Without warning, she noticed a young woman around the same age walking down the road toward her driveway. The woman had long, blonde hair, and strangely, wore a pair of light colored shorts. Kim pulled her car into her driveway and ran into the house. She threw open the curtains on the front room window to see if the woman was going to come up the driveway. She didn’t. Instead, she continued walking toward Byron. Kim didn’t think much of the encounter after that, until she began to hear the rumors.

Between mid-December and early January, dozens reported seeing a young woman in various stages of dress walking down Kennedy Hill Road. By January 20, 1981, the sightings had reached a fevered pitch. Wild reports circulated around Ogle County, and motorists parked their cars in the frigid temperatures along the narrow rural road to catch a glimpse of what became known as “The Phantom Lady of Kennedy Hill Road.” Newspaper reports reached as far away as Chicago, and the Rockford Register Star ran five consecutive articles on the sightings.

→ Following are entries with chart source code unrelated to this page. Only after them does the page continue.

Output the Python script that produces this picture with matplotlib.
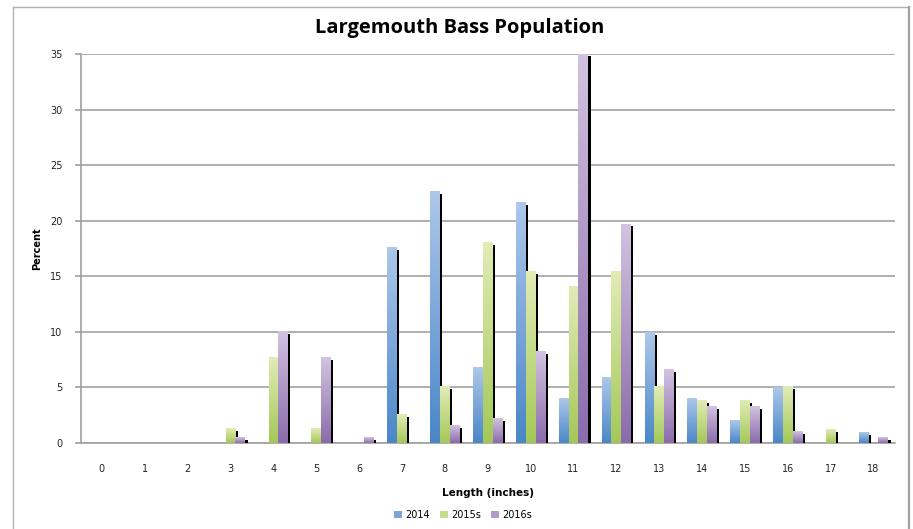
import numpy as np
import matplotlib
matplotlib.use('Agg')
import matplotlib.pyplot as plt
from matplotlib.colors import LinearSegmentedColormap
from matplotlib.patches import Patch
from matplotlib.lines import Line2D

lengths = list(range(19))
series_names = ['2014', '2015s', '2016s']
pct_2014 = [0, 0, 0, 0, 0, 0, 0, 17.6, 22.6, 6.8, 21.6, 4.0, 5.9, 9.9, 4.0, 2.0, 5.0, 0, 0.95]
pct_2015 = [0, 0, 0, 1.26, 7.7, 1.26, 0, 2.6, 5.1, 18.0, 15.4, 14.1, 15.4, 5.1, 3.85, 3.85, 5.1, 1.2, 0]
pct_2016 = [0, 0, 0, 0.5, 10.0, 7.65, 0.5, 0, 1.6, 2.2, 8.2, 35.0, 19.7, 6.6, 3.3, 3.3, 1.05, 0, 0.5]

# (top, bottom) colours of each bar's vertical gradient
grad_colors = [('#adc8ea', '#4a86c8'),
               ('#e2ecb6', '#a4c858'),
               ('#d3c3e0', '#8a6bab')]
legend_colors = ['#78a5da', '#c5dc8a', '#b09ac8']

fig = plt.figure(figsize=(9.13, 5.29), dpi=100)
W, H = 913, 529
ax = fig.add_axes([80.5 / W, 1 - 443 / H, (895 - 80.5) / W, (443 - 54) / H])

x = np.arange(len(lengths))
bw = 0.228
dx_sh = 0.055   # shadow shift to the right (data units)
dy_sh = 0.22    # shadow drop from the bar top

grad = np.linspace(1, 0, 256).reshape(-1, 1)
z = 3
for i, (vals, (ctop, cbot)) in enumerate(zip([pct_2014, pct_2015, pct_2016], grad_colors)):
    cmap = LinearSegmentedColormap.from_list('g%d' % i, [cbot, ctop])
    for xi, v in zip(x, vals):
        if v <= 0:
            continue
        x0 = xi + (i - 1.5) * bw
        ax.bar(x0 + dx_sh, max(v - dy_sh, 0.05), width=bw, align='edge',
               color='black', zorder=z, linewidth=0)
        ax.imshow(grad, cmap=cmap, extent=[x0, x0 + bw, 0, v], aspect='auto',
                  interpolation='bilinear', zorder=z + 1)
        z += 2

ax.set_xlim(-0.5, 18.5)
ax.set_ylim(0, 35)
ax.set_yticks(range(0, 36, 5))
ax.set_xticks(x)
ax.set_xticklabels([str(v) for v in lengths])
ax.yaxis.grid(True, color='#a9a9a9', linewidth=1.3)
ax.set_axisbelow(True)
for s in ['top', 'right']:
    ax.spines[s].set_visible(False)
for s in ['left', 'bottom']:
    ax.spines[s].set_color('#a0a0a0')
    ax.spines[s].set_linewidth(1.2)
ax.tick_params(axis='y', length=4, color='#a0a0a0', width=1.2, labelsize=7, pad=9,
               labelcolor='#222222')
ax.tick_params(axis='x', length=0, labelsize=7, pad=15, labelcolor='#222222')

ax.set_ylabel('Percent', fontsize=7, fontweight='bold')
ax.yaxis.set_label_coords((42 - 80.5) / 814.5, 0.5)
ax.set_xlabel('Length (inches)', fontsize=7.5, fontweight='bold', labelpad=10)

fig.text(460 / W, 1 - 28 / H, 'Largemouth Bass Population', ha='center', va='center',
         fontsize=14.5, fontweight='bold', family='Open Sans')

handles = [Patch(facecolor=c, edgecolor='none') for c in legend_colors]
fig.legend(handles, series_names, loc='center', bbox_to_anchor=(463 / W, 1 - 515 / H),
           ncol=3, frameon=False, fontsize=7, handlelength=0.8, handleheight=0.8,
           handletextpad=0.3, columnspacing=1.1)

# chart area border
bc = '#b0b0b0'
fig.add_artist(Line2D([12.5 / W, 12.5 / W], [0, 1 - 6.5 / H], color=bc, lw=1.0))
fig.add_artist(Line2D([12.5 / W, 909 / W], [1 - 6.5 / H, 1 - 6.5 / H], color=bc, lw=1.0))
fig.add_artist(Line2D([909 / W, 909 / W], [0, 1 - 6.5 / H], color='#a0a0a0', lw=1.6))

fig.savefig('out.png', dpi=100)
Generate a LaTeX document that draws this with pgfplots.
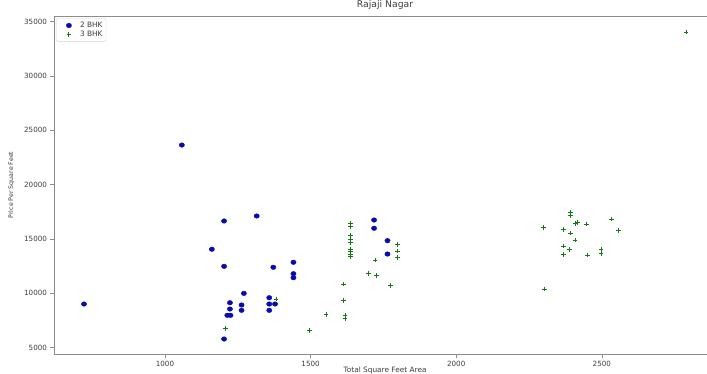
\documentclass[border=0pt]{standalone}
\usepackage{pgfplots}
\pgfplotsset{compat=1.18}
\usepackage{fontspec}
\setmainfont{DejaVu Sans}
\definecolor{mblue}{RGB}{10,10,175}
\definecolor{mgreen}{RGB}{20,120,20}
\definecolor{spine}{RGB}{140,140,140}
\definecolor{txt}{RGB}{60,60,60}
\begin{document}
\begin{tikzpicture}
\begin{axis}[
  scale only axis,
  width=653bp, height=338bp,
  xmin=619, xmax=2861,
  ymin=4420, ymax=35525,
  axis x line*=box,
  axis y line*=left,
  xtick={1000,1500,2000,2500},
  ytick={5000,10000,15000,20000,25000,30000,35000},
  scaled y ticks=false, scaled x ticks=false,
  xtick pos=left, ytick pos=left,
  tick align=outside,
  major tick length=3.5bp,
  axis line style={spine, line width=0.6pt},
  every tick/.style={spine, line width=0.5pt},
  /pgf/number format/assume math mode=true,
  /pgf/number format/1000 sep={},
  ticklabel style={font=\fontsize{7.2}{8}\selectfont, text=txt},
  xticklabel style={yshift=-0.5bp},
  title={Rajaji Nagar},
  title style={font=\fontsize{9.3}{10}\selectfont, text=txt, at={(rel axis cs:0.507,1)}, anchor=base, yshift=2.7bp},
  xlabel={Total Square Feet Area},
  xlabel style={font=\fontsize{7.4}{8}\selectfont, text=txt, at={(rel axis cs:0.507,0)}, anchor=base, yshift=-18bp},
  ylabel={Price Per Square Feet},
  ylabel style={font=\fontsize{6.3}{7}\selectfont, text=txt},
  ylabel shift=3bp,
  legend style={at={(rel axis cs:0,1)}, anchor=north west, xshift=2bp, yshift=-2.3bp,
    font=\fontsize{7.4}{7.4}\selectfont, text=txt, draw=gray!35, rounded corners=1.5pt,
    inner sep=1.5pt, row sep=-2pt},
  legend cell align=left,
  legend image code/.code={\path (0bp,0bp) (20bp,0bp); \draw[#1] plot coordinates {(11bp,0bp)};},
]
\addplot[only marks, mark=*, mark size=2.3pt, mblue, mark options={fill=mblue, draw=mblue, xscale=1.15}] coordinates {
(722,9020) (1058,23650) (1161,14060) (1203,16660) (1203,12490) (1203,5800)
(1214,7980) (1225,7980) (1223,9140) (1223,8560) (1263,8930) (1263,8440)
(1271,10000) (1315,17120) (1358,9600) (1358,9020) (1358,8440) (1372,12400)
(1378,9020) (1441,12860) (1441,11810) (1441,11440) (1718,16750) (1718,15990)
(1764,14850) (1764,13620)
};
\addlegendentry{2 BHK}
\addplot[only marks, mark=+, mark size=2.4pt, mgreen, mark options={line width=0.85pt}] coordinates {
(1209,6750) (1381,9480) (1497,6600) (1553,8070) (1612,10860) (1612,9350)
(1618,8010) (1618,7700) (1638,16450) (1638,16150) (1638,15300) (1638,15000)
(1638,14700) (1638,14050) (1638,13850) (1638,13600) (1638,13400) (1698,11850)
(1721,13070) (1727,11630) (1775,10710) (1799,14516) (1799,13900) (1799,13320)
(2299,16080) (2302,10400) (2368,15860) (2368,14360) (2368,13600) (2389,14055)
(2391,17424) (2391,17148) (2391,15560) (2408,16450) (2416,16540) (2408,14910)
(2446,16380) (2450,13530) (2497,14055) (2497,13690) (2534,16840) (2558,15800)
(2789,34054)
};
\addlegendentry{3 BHK}
\end{axis}
\pgfresetboundingbox
\path[use as bounding box] (-54bp,-20bp) rectangle (653bp,354bp);
\end{tikzpicture}
\end{document}
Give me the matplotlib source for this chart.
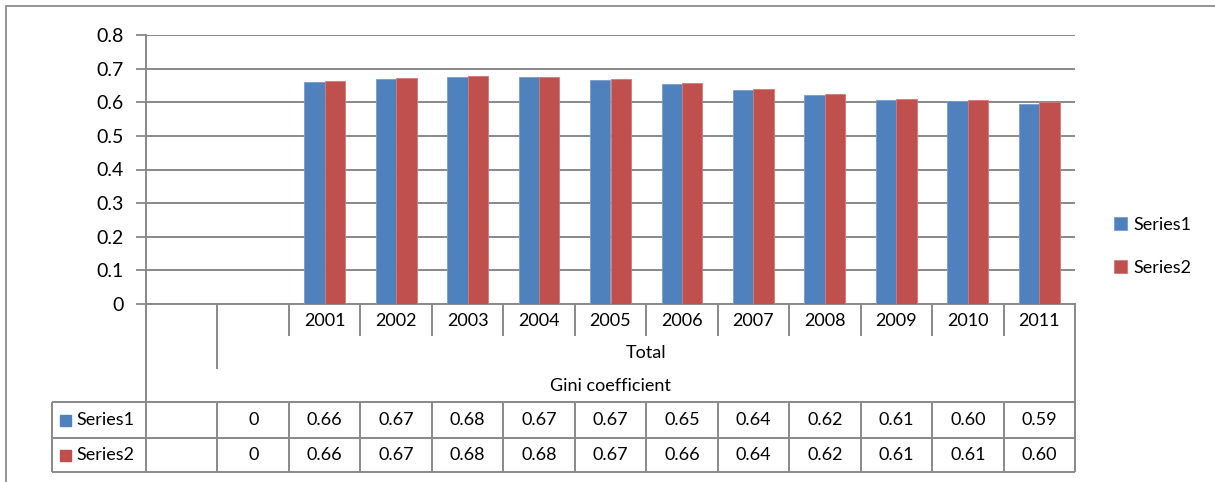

Kim Anderson was one of the first to spot the scantily-clad woman, but other reports soon followed. Register Star correspondent Diane Moats diligently collected dozens of eyewitness accounts from what she described as “credible” regular folks, “not the kind you’d think would make up something like this.” Years after the sightings, she told Bill Rowe of Rockford Magazine, “Each of them claimed to have seen the woman walking alongside the road. By the time they stopped to see if she was OK, she had disappeared.” The woman was always described as being inappropriately dressed for the weather, and occasionally barefoot.

While many encounters with “the phantom” seemed down to earth, many more crossed the line from reality to fiction. At least 20 individuals with whom Diane spoke fell back on a familiar folklore motif; that of the Vanishing Hitchhiker. They told the reporter that they each knew someone who picked up the young woman and drove her home, only to find out upon arrival and after speaking with her mother that she had died years earlier. In all instances, the mysterious hitchhiker vanished from his or her car when they arrived at their destination.

While those particular encounters were obviously driven by hearsay and wild speculation, the majority of sightings were simple and straightforward. Many of the passing motorists were genuinely concerned for the young woman and turned their car around to ask her if she needed help, but she was then nowhere to be seen. For all, it was too incredible to believe. What would a living, breathing person be doing walking along the roadside in the dead of winter, and how could she just disappear? “Usually if you meet someone just walking along the road, there’s a car out of commission somewhere, but there was no car on the road whatsoever,” a waitress and eyewitness named Betty Lingel told the Register Star. “I thought it was kind of goofy, just walking down the road like that. It was cold, below zero.”